■ Problem ■
Each entry below should be written out exactly as it is, with no pictures.

Collected data entries
## Begin

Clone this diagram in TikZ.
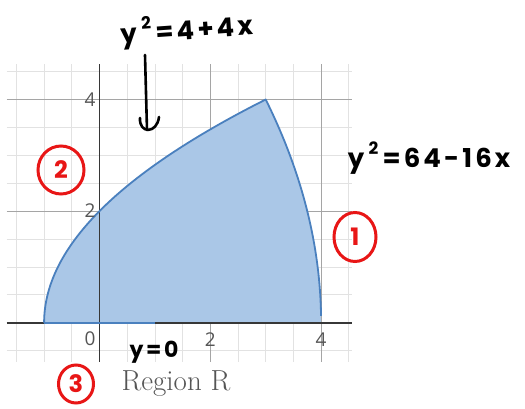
\documentclass[tikz,border=0pt]{standalone}
\usepackage{fontspec}
\usetikzlibrary{shapes.geometric}
\newfontfamily\hand[LetterSpace=12]{Poppins}
\newfontfamily\ticksans{Open Sans}
\definecolor{gridminor}{RGB}{226,226,226}
\definecolor{gridmajor}{RGB}{165,165,165}
\definecolor{axiscol}{RGB}{55,55,55}
\definecolor{regfill}{RGB}{170,199,231}
\definecolor{regedge}{RGB}{74,128,190}
\definecolor{tickcol}{RGB}{85,85,85}
\definecolor{markred}{RGB}{232,22,22}
\newcommand{\hsup}[1]{\raisebox{0.5em}{\fontsize{17}{17}\selectfont #1}}
\tikzset{
  minorgrid/.style={draw=gridminor, line width=0.8pt},
  majorgrid/.style={draw=gridmajor, line width=0.8pt},
  axisline/.style={draw=axiscol, line width=1.8pt},
  edgeline/.style={draw=regedge, line width=1.8pt, line join=round},
  ticklab/.style={text=tickcol, font=\ticksans\fontsize{19}{19}\selectfont, inner sep=0pt},
  handtext/.style={text=black, font=\hand\bfseries\fontsize{26}{26}\selectfont, inner sep=0pt},
  handline/.style={draw=black, line width=2.6pt, line cap=round, line join=round},
  redmark/.style={ellipse, draw=markred, line width=3pt, text=markred, inner sep=0pt,
     font=\hand\bfseries\fontsize{24}{24}\selectfont},
  titlelab/.style={text=tickcol, font=\fontsize{29}{29}\selectfont, inner sep=0pt}
}
\begin{document}
\begin{tikzpicture}[x=1pt,y=-1pt]
\useasboundingbox (0,0) rectangle (525,409);
\fill[white] (0,0) rectangle (525,409);
\begin{scope}[shift={(99.5pt,-322.7pt)}, x=55.4pt, y=55.8pt]
  \draw[minorgrid, step=0.5] (-1.67,-0.7) grid (4.56,4.63);
  \draw[majorgrid, step=2] (-1.67,-0.7) grid (4.56,4.63);
  \fill[regfill]
    plot[domain=0:4, samples=60, smooth] ({(\x*\x-4)/4},\x)
    -- plot[domain=4:0, samples=60, smooth] ({(64-\x*\x)/16},\x) -- cycle;
  \draw[axisline] (-1.67,0) -- (4.56,0);
  \draw[axisline] (0,-0.7) -- (0,4.63);
  \draw[edgeline] plot[domain=0:4, samples=60, smooth] ({(\x*\x-4)/4},\x)
    -- plot[domain=4:0.12, samples=60, smooth] ({(64-\x*\x)/16},\x);
  \draw[edgeline] (-1,0) -- (1,0);
  \node[ticklab, anchor=east] (t4) at (-0.07,4) {4};
  \node[ticklab, anchor=east] (t2) at (-0.07,2) {2};
  \node[ticklab, anchor=east] (t0) at (-0.07,-0.28) {0};
  \node[ticklab] (x2) at (2,-0.3) {2};
  \node[ticklab] (x4) at (4,-0.3) {4};
\end{scope}
% handwritten annotations
\node[handtext, rotate=4] (eqtop) at (187,30) {y\,\hsup{2}\,=4+4x};
\node[handtext] (eqright) at (429,158) {y\,\hsup{2}\,=64-16x};
\node[handtext, font=\hand\bfseries\fontsize{22}{22}\selectfont] (eqbot) at (154,352) {y=0};
\coordinate (arrtop) at (145,55);
\coordinate (arrbot) at (147,130);
\draw[handline] (arrtop) -- (arrbot);
\draw[handline] (140,118) .. controls (139,134) and (157,134) .. (159,117);
\node[redmark, minimum width=46pt, minimum height=48pt] (m2) at (61,170) {2};
\node[redmark, minimum width=42pt, minimum height=49pt] (m1) at (355,237) {1};
\node[redmark, minimum width=35pt, minimum height=38pt] (m3) at (76,384) {3};
\node[titlelab] (title) at (176,384) {Region R};
\end{tikzpicture}
\end{document}
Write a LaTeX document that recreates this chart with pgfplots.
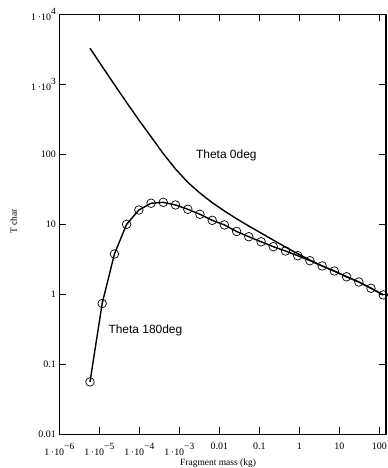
\documentclass[border=0pt]{standalone}
\usepackage{pgfplots}
\pgfplotsset{compat=1.18}
\usepackage{fontspec}
\setmainfont{Liberation Serif}
\newfontfamily\arialfont{Liberation Sans}
\newcommand{\tp}[1]{1\,·10\raisebox{0.62em}{\fontsize{9.5}{9.5}\selectfont #1}}
\begin{document}
\begin{tikzpicture}
\begin{axis}[
  at={(0,0)}, anchor=south west,
  scale only axis, width=326.7bp, height=420bp,
  xmode=log, ymode=log,
  xmin=1e-6, xmax=147, ymin=0.01, ymax=1e4,
  xtick={1e-6,1e-5,1e-4,1e-3,0.01,0.1,1,10,100},
  xticklabels={\tp{−6},\tp{−5},\tp{−4},\tp{−3},0.01,0.1,1,10,100},
  ytick={0.01,0.1,1,10,100,1000,10000},
  yticklabels={0.01,0.1,1,10,100,\tp{3},\tp{4}},
  xminorticks=false, yminorticks=false,
  tick align=inside, major tick length=7bp,
  tick style={line width=1bp, black},
  axis line style={line width=1.2bp},
  ticklabel style={font=\fontsize{10}{12}\selectfont},
  xticklabel style={yshift=-5bp},
  xlabel={Fragment mass (kg)}, ylabel={T char},
  label style={font=\fontsize{9.5}{11}\selectfont},
  xlabel style={at={(axis description cs:0.486,-0.068)}, anchor=center},
  ylabel style={at={(axis description cs:-0.14,0.506)}, anchor=center},
]
\addplot[black, line width=1.4bp, mark=o, mark size=4.3bp, mark options={line width=0.7bp, fill=none}] coordinates {
(5.85e-6,0.056) (1.18e-5,0.74) (2.39e-5,3.77) (4.82e-5,10.0) (9.75e-5,16.0)
(1.97e-4,20.0) (3.98e-4,20.6) (8.04e-4,18.9) (1.63e-3,16.4) (3.28e-3,13.9)
(6.64e-3,11.4) (1.34e-2,9.8) (2.71e-2,7.9) (5.47e-2,6.65) (0.111,5.63)
(0.223,4.79) (0.452,4.16) (0.912,3.56) (1.845,3.02) (3.72,2.54)
(7.53,2.15) (15.2,1.78) (30.8,1.50) (62.1,1.22) (125.6,0.98)
};
\addplot[black, line width=1.4bp, mark=none] coordinates {
(5.85e-6,3273) (1.18e-5,1799) (2.39e-5,989) (4.82e-5,550) (9.75e-5,309)
(1.97e-4,178) (3.98e-4,102) (8.04e-4,61.7) (1.63e-3,39.8) (3.28e-3,27.9)
(6.64e-3,20.4) (1.34e-2,15.5) (2.71e-2,12.0) (5.47e-2,9.44) (0.111,7.50)
(0.223,5.96) (0.452,4.73) (0.912,3.80) (1.845,3.09) (3.72,2.54)
(7.53,2.14) (15.2,1.78) (30.8,1.50) (62.1,1.22) (125.6,0.98)
};
\node[anchor=west, font=\arialfont\fontsize{12}{14}\selectfont, inner sep=0pt] at (axis cs:2.6e-3,98) {Theta 0deg};
\node[anchor=west, font=\arialfont\fontsize{12}{14}\selectfont, inner sep=0pt] at (axis cs:1.68e-5,0.30) {Theta 180deg};
\end{axis}
\pgfresetboundingbox
\path (-59.3bp,-33.7bp) rectangle (328.7bp,434.3bp);
\end{tikzpicture}
\end{document}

## End

■ Worked answer ■
Clone this diagram in TikZ.
\documentclass[tikz,border=0pt]{standalone}
\usepackage{fontspec}
\usetikzlibrary{shapes.geometric}
\newfontfamily\hand[LetterSpace=12]{Poppins}
\newfontfamily\ticksans{Open Sans}
\definecolor{gridminor}{RGB}{226,226,226}
\definecolor{gridmajor}{RGB}{165,165,165}
\definecolor{axiscol}{RGB}{55,55,55}
\definecolor{regfill}{RGB}{170,199,231}
\definecolor{regedge}{RGB}{74,128,190}
\definecolor{tickcol}{RGB}{85,85,85}
\definecolor{markred}{RGB}{232,22,22}
\newcommand{\hsup}[1]{\raisebox{0.5em}{\fontsize{17}{17}\selectfont #1}}
\tikzset{
  minorgrid/.style={draw=gridminor, line width=0.8pt},
  majorgrid/.style={draw=gridmajor, line width=0.8pt},
  axisline/.style={draw=axiscol, line width=1.8pt},
  edgeline/.style={draw=regedge, line width=1.8pt, line join=round},
  ticklab/.style={text=tickcol, font=\ticksans\fontsize{19}{19}\selectfont, inner sep=0pt},
  handtext/.style={text=black, font=\hand\bfseries\fontsize{26}{26}\selectfont, inner sep=0pt},
  handline/.style={draw=black, line width=2.6pt, line cap=round, line join=round},
  redmark/.style={ellipse, draw=markred, line width=3pt, text=markred, inner sep=0pt,
     font=\hand\bfseries\fontsize{24}{24}\selectfont},
  titlelab/.style={text=tickcol, font=\fontsize{29}{29}\selectfont, inner sep=0pt}
}
\begin{document}
\begin{tikzpicture}[x=1pt,y=-1pt]
\useasboundingbox (0,0) rectangle (525,409);
\fill[white] (0,0) rectangle (525,409);
\begin{scope}[shift={(99.5pt,-322.7pt)}, x=55.4pt, y=55.8pt]
  \draw[minorgrid, step=0.5] (-1.67,-0.7) grid (4.56,4.63);
  \draw[majorgrid, step=2] (-1.67,-0.7) grid (4.56,4.63);
  \fill[regfill]
    plot[domain=0:4, samples=60, smooth] ({(\x*\x-4)/4},\x)
    -- plot[domain=4:0, samples=60, smooth] ({(64-\x*\x)/16},\x) -- cycle;
  \draw[axisline] (-1.67,0) -- (4.56,0);
  \draw[axisline] (0,-0.7) -- (0,4.63);
  \draw[edgeline] plot[domain=0:4, samples=60, smooth] ({(\x*\x-4)/4},\x)
    -- plot[domain=4:0.12, samples=60, smooth] ({(64-\x*\x)/16},\x);
  \draw[edgeline] (-1,0) -- (1,0);
  \node[ticklab, anchor=east] (t4) at (-0.07,4) {4};
  \node[ticklab, anchor=east] (t2) at (-0.07,2) {2};
  \node[ticklab, anchor=east] (t0) at (-0.07,-0.28) {0};
  \node[ticklab] (x2) at (2,-0.3) {2};
  \node[ticklab] (x4) at (4,-0.3) {4};
\end{scope}
% handwritten annotations
\node[handtext, rotate=4] (eqtop) at (187,30) {y\,\hsup{2}\,=4+4x};
\node[handtext] (eqright) at (429,158) {y\,\hsup{2}\,=64-16x};
\node[handtext, font=\hand\bfseries\fontsize{22}{22}\selectfont] (eqbot) at (154,352) {y=0};
\coordinate (arrtop) at (145,55);
\coordinate (arrbot) at (147,130);
\draw[handline] (arrtop) -- (arrbot);
\draw[handline] (140,118) .. controls (139,134) and (157,134) .. (159,117);
\node[redmark, minimum width=46pt, minimum height=48pt] (m2) at (61,170) {2};
\node[redmark, minimum width=42pt, minimum height=49pt] (m1) at (355,237) {1};
\node[redmark, minimum width=35pt, minimum height=38pt] (m3) at (76,384) {3};
\node[titlelab] (title) at (176,384) {Region R};
\end{tikzpicture}
\end{document}
Write a LaTeX document that recreates this chart with pgfplots.
\documentclass[border=0pt]{standalone}
\usepackage{pgfplots}
\pgfplotsset{compat=1.18}
\usepackage{fontspec}
\setmainfont{Liberation Serif}
\newfontfamily\arialfont{Liberation Sans}
\newcommand{\tp}[1]{1\,·10\raisebox{0.62em}{\fontsize{9.5}{9.5}\selectfont #1}}
\begin{document}
\begin{tikzpicture}
\begin{axis}[
  at={(0,0)}, anchor=south west,
  scale only axis, width=326.7bp, height=420bp,
  xmode=log, ymode=log,
  xmin=1e-6, xmax=147, ymin=0.01, ymax=1e4,
  xtick={1e-6,1e-5,1e-4,1e-3,0.01,0.1,1,10,100},
  xticklabels={\tp{−6},\tp{−5},\tp{−4},\tp{−3},0.01,0.1,1,10,100},
  ytick={0.01,0.1,1,10,100,1000,10000},
  yticklabels={0.01,0.1,1,10,100,\tp{3},\tp{4}},
  xminorticks=false, yminorticks=false,
  tick align=inside, major tick length=7bp,
  tick style={line width=1bp, black},
  axis line style={line width=1.2bp},
  ticklabel style={font=\fontsize{10}{12}\selectfont},
  xticklabel style={yshift=-5bp},
  xlabel={Fragment mass (kg)}, ylabel={T char},
  label style={font=\fontsize{9.5}{11}\selectfont},
  xlabel style={at={(axis description cs:0.486,-0.068)}, anchor=center},
  ylabel style={at={(axis description cs:-0.14,0.506)}, anchor=center},
]
\addplot[black, line width=1.4bp, mark=o, mark size=4.3bp, mark options={line width=0.7bp, fill=none}] coordinates {
(5.85e-6,0.056) (1.18e-5,0.74) (2.39e-5,3.77) (4.82e-5,10.0) (9.75e-5,16.0)
(1.97e-4,20.0) (3.98e-4,20.6) (8.04e-4,18.9) (1.63e-3,16.4) (3.28e-3,13.9)
(6.64e-3,11.4) (1.34e-2,9.8) (2.71e-2,7.9) (5.47e-2,6.65) (0.111,5.63)
(0.223,4.79) (0.452,4.16) (0.912,3.56) (1.845,3.02) (3.72,2.54)
(7.53,2.15) (15.2,1.78) (30.8,1.50) (62.1,1.22) (125.6,0.98)
};
\addplot[black, line width=1.4bp, mark=none] coordinates {
(5.85e-6,3273) (1.18e-5,1799) (2.39e-5,989) (4.82e-5,550) (9.75e-5,309)
(1.97e-4,178) (3.98e-4,102) (8.04e-4,61.7) (1.63e-3,39.8) (3.28e-3,27.9)
(6.64e-3,20.4) (1.34e-2,15.5) (2.71e-2,12.0) (5.47e-2,9.44) (0.111,7.50)
(0.223,5.96) (0.452,4.73) (0.912,3.80) (1.845,3.09) (3.72,2.54)
(7.53,2.14) (15.2,1.78) (30.8,1.50) (62.1,1.22) (125.6,0.98)
};
\node[anchor=west, font=\arialfont\fontsize{12}{14}\selectfont, inner sep=0pt] at (axis cs:2.6e-3,98) {Theta 0deg};
\node[anchor=west, font=\arialfont\fontsize{12}{14}\selectfont, inner sep=0pt] at (axis cs:1.68e-5,0.30) {Theta 180deg};
\end{axis}
\pgfresetboundingbox
\path (-59.3bp,-33.7bp) rectangle (328.7bp,434.3bp);
\end{tikzpicture}
\end{document}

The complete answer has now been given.